Back to my point. The words struck me then as simplistic. But as you see, I never forgot them.
Before this, as a boy growing up** if I would state anything with conviction and my father was in the room, he’d invariably say:
But are you sure?
Which of course wasn’t a question at all, but like most questions, a disguised statement, namely: You’re wrong. And although he might have been right about that, he would ask this niggling little question so often and as a matter of course, that this image of him became rolled into a tape loop that plays on my subliminal YouTube…constantly.
So I think things through…and through. Over time, I’ve become the expert on the nuances of nuances. And invariably I doubt and second-guess myself. (At least I think I do. I’ll have to get back to you on that.) Maybe it’s my way of keeping him close by, but a doubting father is always standing right behind me, and so I go through life feeling like I’ve got no back up. And without that, having a backbone hasn’t come very easily.
My gut knows; my mind overrules.
So in the middle of a conflict with someone, I often feel on shaky ground, no matter how right my position may be. Because, well, how can I be sure?
I once went to a workshop where two men had a conflict and were put in the middle of the circle to sit facing each other to work it out. After a few minutes of this, the leader chose two other men to sit behind them and place their hand on each man’s back. I got the point right away. That’s the helping hand I never feel.
Years later I did that Sterling Men’s Weekend I sometimes talk about, and in it Justin Sterling speaks of “becoming the man you always wanted to be”. For me it’s the kind of man who speaks his mind and says his piece, without having a doubt or giving a damn about what anyone else thinks of him.
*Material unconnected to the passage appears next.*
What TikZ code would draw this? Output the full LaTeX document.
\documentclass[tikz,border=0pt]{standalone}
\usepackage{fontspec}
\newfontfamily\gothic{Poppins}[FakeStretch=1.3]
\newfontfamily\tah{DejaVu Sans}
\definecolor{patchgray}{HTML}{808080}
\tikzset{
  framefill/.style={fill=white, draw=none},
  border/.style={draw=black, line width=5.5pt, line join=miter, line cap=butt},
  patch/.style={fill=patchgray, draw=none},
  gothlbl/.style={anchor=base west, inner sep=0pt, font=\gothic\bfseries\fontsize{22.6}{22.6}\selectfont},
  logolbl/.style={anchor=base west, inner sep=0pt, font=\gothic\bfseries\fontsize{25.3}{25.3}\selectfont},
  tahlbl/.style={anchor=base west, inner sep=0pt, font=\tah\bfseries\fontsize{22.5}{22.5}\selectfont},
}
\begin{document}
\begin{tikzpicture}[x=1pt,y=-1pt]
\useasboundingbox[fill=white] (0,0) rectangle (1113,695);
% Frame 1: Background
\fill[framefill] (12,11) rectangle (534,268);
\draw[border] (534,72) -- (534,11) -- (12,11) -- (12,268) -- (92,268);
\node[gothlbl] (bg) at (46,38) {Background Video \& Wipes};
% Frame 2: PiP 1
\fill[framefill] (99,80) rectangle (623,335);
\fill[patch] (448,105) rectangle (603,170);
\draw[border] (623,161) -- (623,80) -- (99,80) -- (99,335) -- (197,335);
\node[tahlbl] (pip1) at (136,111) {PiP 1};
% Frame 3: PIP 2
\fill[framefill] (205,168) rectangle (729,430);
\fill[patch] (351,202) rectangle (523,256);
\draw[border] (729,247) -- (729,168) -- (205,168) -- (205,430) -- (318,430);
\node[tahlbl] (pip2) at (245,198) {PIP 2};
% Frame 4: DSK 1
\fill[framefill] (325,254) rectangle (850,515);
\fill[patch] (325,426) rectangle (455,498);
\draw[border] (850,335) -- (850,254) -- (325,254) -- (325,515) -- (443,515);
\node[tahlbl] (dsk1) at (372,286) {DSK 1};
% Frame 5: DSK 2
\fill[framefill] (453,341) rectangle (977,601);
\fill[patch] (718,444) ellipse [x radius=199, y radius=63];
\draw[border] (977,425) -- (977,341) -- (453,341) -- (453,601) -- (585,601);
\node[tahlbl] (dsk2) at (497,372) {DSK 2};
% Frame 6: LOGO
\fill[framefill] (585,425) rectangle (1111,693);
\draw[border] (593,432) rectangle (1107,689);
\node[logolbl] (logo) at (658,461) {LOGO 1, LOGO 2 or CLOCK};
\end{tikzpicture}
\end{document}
Total confidence. I think most men admire such a guy. One day I hope to be like that myself.
Oh I’m better than I used to be. More willing to speak up and disagree, voice my dissent; challenge another; assert myself and pull my punches less. But although I may appear self-assured, inside I’m insecure, with an internal little kid who’s always afraid that he’s wrong yet again and is about to be put in his place.
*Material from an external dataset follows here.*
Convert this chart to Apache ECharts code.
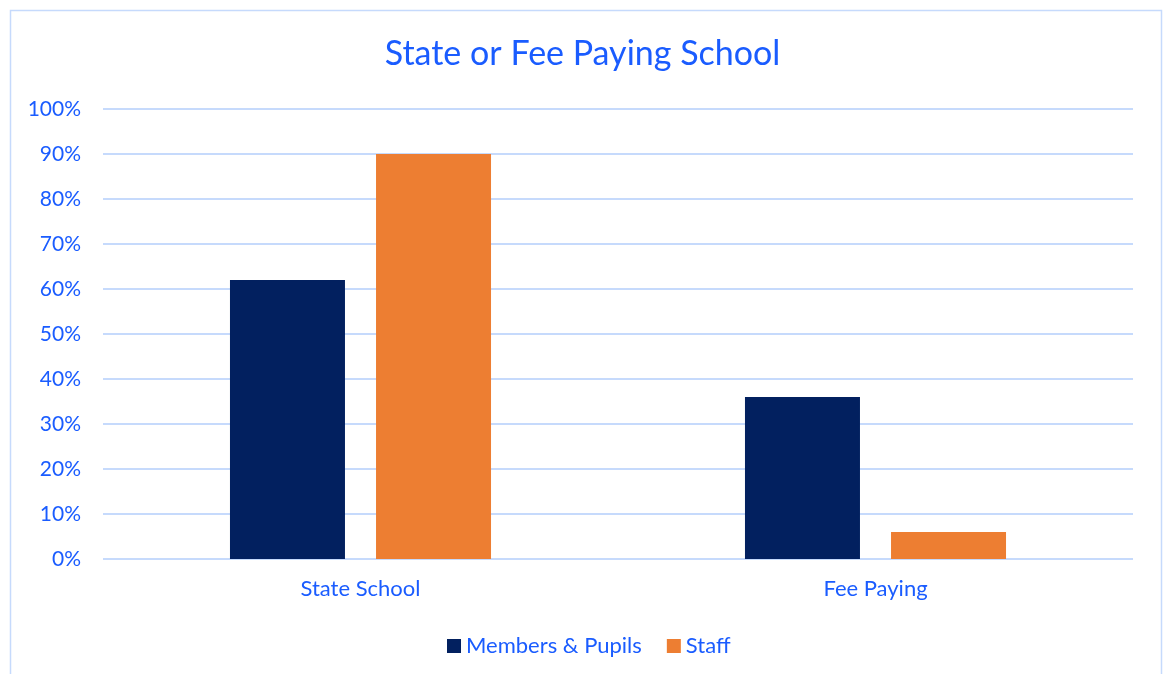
<!DOCTYPE html>
<html>
<head>
<meta charset="utf-8">
<script src="https://cdn.jsdelivr.net/npm/echarts@6/dist/echarts.min.js"></script>
<style>
  html, body { margin: 0; padding: 0; background: #fff; }
  #main { width: 1165px; height: 674px; }
</style>
</head>
<body>
<div id="main"></div>
<script>
// data
var categories = ['State School', 'Fee Paying'];
var seriesNames = ['Members & Pupils', 'Staff'];
var membersPupils = [62, 36];
var staff = [90, 6];
var yTicks = [0, 10, 20, 30, 40, 50, 60, 70, 80, 90, 100];

var textBlue = '#1a5cff';
var fontName = 'Lato';

var myChart = echarts.init(document.getElementById('main'));
myChart.setOption({
    animation: false,
    textStyle: { fontFamily: fontName },
    title: {
        text: 'State or Fee Paying School',
        left: 'center',
        top: 32,
        textStyle: { color: textBlue, fontSize: 34, fontWeight: 'normal', fontFamily: fontName }
    },
    graphic: [{
        type: 'rect',
        shape: { x: 10.5, y: 10.5, width: 1151, height: 700 },
        style: { fill: 'none', stroke: '#c6dafc', lineWidth: 1.5 },
        silent: true
    }],
    legend: {
        data: seriesNames,
        left: 442,
        top: 630,
        icon: 'rect',
        itemWidth: 14,
        itemHeight: 14,
        itemGap: 25,
        textStyle: { color: textBlue, fontSize: 22, fontFamily: fontName }
    },
    grid: { left: 103, right: 32, top: 109, bottom: 115 },
    xAxis: {
        type: 'category',
        data: categories,
        axisLine: { show: false },
        axisTick: { show: false },
        axisLabel: { color: textBlue, fontSize: 22, margin: 19, fontFamily: fontName }
    },
    yAxis: {
        type: 'value',
        min: yTicks[0],
        max: yTicks[yTicks.length - 1],
        interval: 10,
        axisLine: { show: false },
        axisTick: { show: false },
        axisLabel: { color: textBlue, fontSize: 21, margin: 22, formatter: '{value}%', fontFamily: fontName },
        splitLine: { lineStyle: { color: '#c6dafc', width: 2 } }
    },
    series: [
        {
            name: seriesNames[0],
            type: 'bar',
            barWidth: 115,
            barGap: '27%',
            itemStyle: { color: '#02205f' },
            data: membersPupils
        },
        {
            name: seriesNames[1],
            type: 'bar',
            barWidth: 115,
            barGap: '27%',
            itemStyle: { color: '#ed7e32' },
            data: staff
        }
    ]
});
</script>
</body>
</html>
So I might tend to make a statement and then say, “But on the other hand…”
And while it’s good to have come of age in these complex times with a head that questions everything, including itself, it’s also been debilitating. Yes, doubt, along with its step-brother skepticism, can help me see both sides to every story, which can come in handy in the consulting room, especially when treating couples (as my wife likes to say, “There’s his side; her side; and the truth”). But it’s one thing to be able to see another’s bullshit, or admit my own; it’s quite another to find myself at times lacking the courage of my convictions.
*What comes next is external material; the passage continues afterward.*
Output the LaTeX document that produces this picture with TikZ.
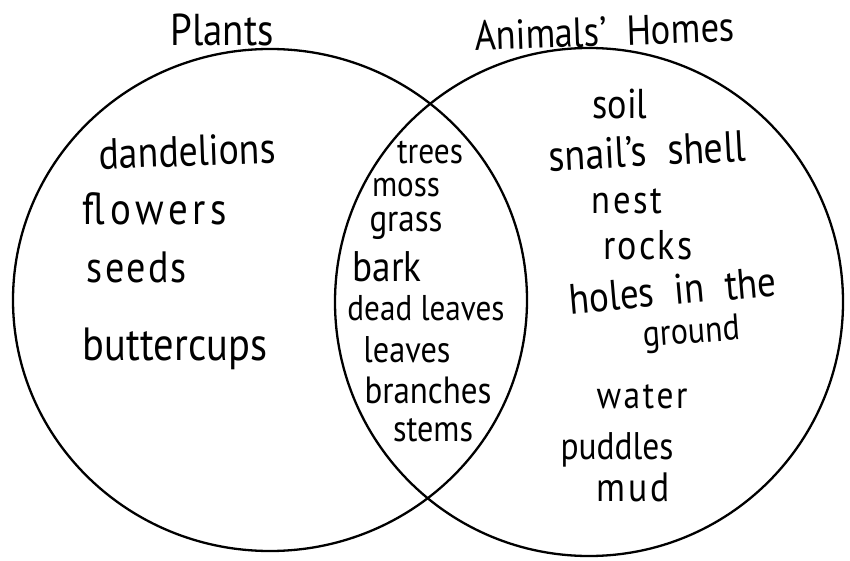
\documentclass[tikz,border=0pt]{standalone}
\usepackage{fontspec}
\setmainfont{PT Sans}
\usepackage{graphicx}
\newcommand{\hw}[2]{\resizebox{#1pt}{!}{\scalebox{1}[1.15]{#2}}}
\newcommand{\wsp}{\hspace{0.55em}}
\begin{document}
\begin{tikzpicture}[x=1pt,y=-1pt,
  ring/.style={line width=2.3pt, black},
  word/.style={anchor=base, inner sep=0pt, outer sep=0pt, text=black}]
\useasboundingbox (0,0) rectangle (850,561);
% circles
\draw[ring] (270,300) ellipse [x radius=257pt, y radius=251pt];
\draw[ring] (589,302) ellipse [x radius=254pt, y radius=254pt];
% titles
\node[word] (tplants) at (222,46) {\hw{103}{Plants}};
\node[word, rotate=2] (tanimals) at (605,46) {\hw{260}{Animals'\wsp Homes}};
% plants only
\node[word, rotate=2] (dandelions) at (188,166) {\hw{177}{dandelions}};
\node[word] (flowers) at (155,225) {\hw{144}{\addfontfeature{LetterSpace=12}flowers}};
\node[word] (seeds) at (137,282) {\hw{100}{\addfontfeature{LetterSpace=6}seeds}};
\node[word] (buttercups) at (175,360) {\hw{184}{buttercups}};
% both
\node[word] (trees) at (430,164) {\hw{66}{trees}};
\node[word] (moss) at (406,197) {\hw{68}{moss}};
\node[word] (grass) at (406,231) {\hw{73}{grass}};
\node[word] (bark) at (387,281) {\hw{69}{bark}};
\node[word] (deadleaves) at (426,320) {\hw{157}{dead leaves}};
\node[word] (leaves) at (407,362) {\hw{87}{leaves}};
\node[word] (branches) at (428,403) {\hw{127}{branches}};
\node[word] (stems) at (433,441) {\hw{80}{stems}};
% animals' homes only
\node[word] (soil) at (620,119) {\hw{55}{soil}};
\node[word, rotate=3] (snail) at (648,166) {\hw{197}{snail's\wsp shell}};
\node[word] (nest) at (627,214) {\hw{71}{\addfontfeature{LetterSpace=8}nest}};
\node[word] (rocks) at (648,259) {\hw{89}{\addfontfeature{LetterSpace=6}rocks}};
\node[word, rotate=5] (holes) at (674,305) {\hw{208}{holes\wsp in\wsp the}};
\node[word, rotate=4] (ground) at (692,343) {\hw{97}{ground}};
\node[word] (water) at (642,408) {\hw{91}{\addfontfeature{LetterSpace=8}water}};
\node[word] (puddles) at (617,459) {\hw{113}{puddles}};
\node[word] (mud) at (633,501) {\hw{73}{\addfontfeature{LetterSpace=8}mud}};
\end{tikzpicture}
\end{document}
These times call for both — questioning and conviction. This is the difference between Republicans and Democrats. The elephants in the room are cocksure of themselves, say what they mean, and mean what they say. (Omitting Mitt, that is.) You can count on them to do exactly what they say they will do. And be dead wrong. The jackasses, on the other hand, can see the other guy’s point of view, understand and empathize, and question everything, including themselves. They tend to be right, but almost entirely ineffectual.
And I know all this to be true. But am I sure?
Actually, yes. I’m getting tired of these old mental habits. Thank God.
Uh, there is a God, right?
** When asked where I grew up, I like to say, “I was raised in Great Neck; I grew up when I left”.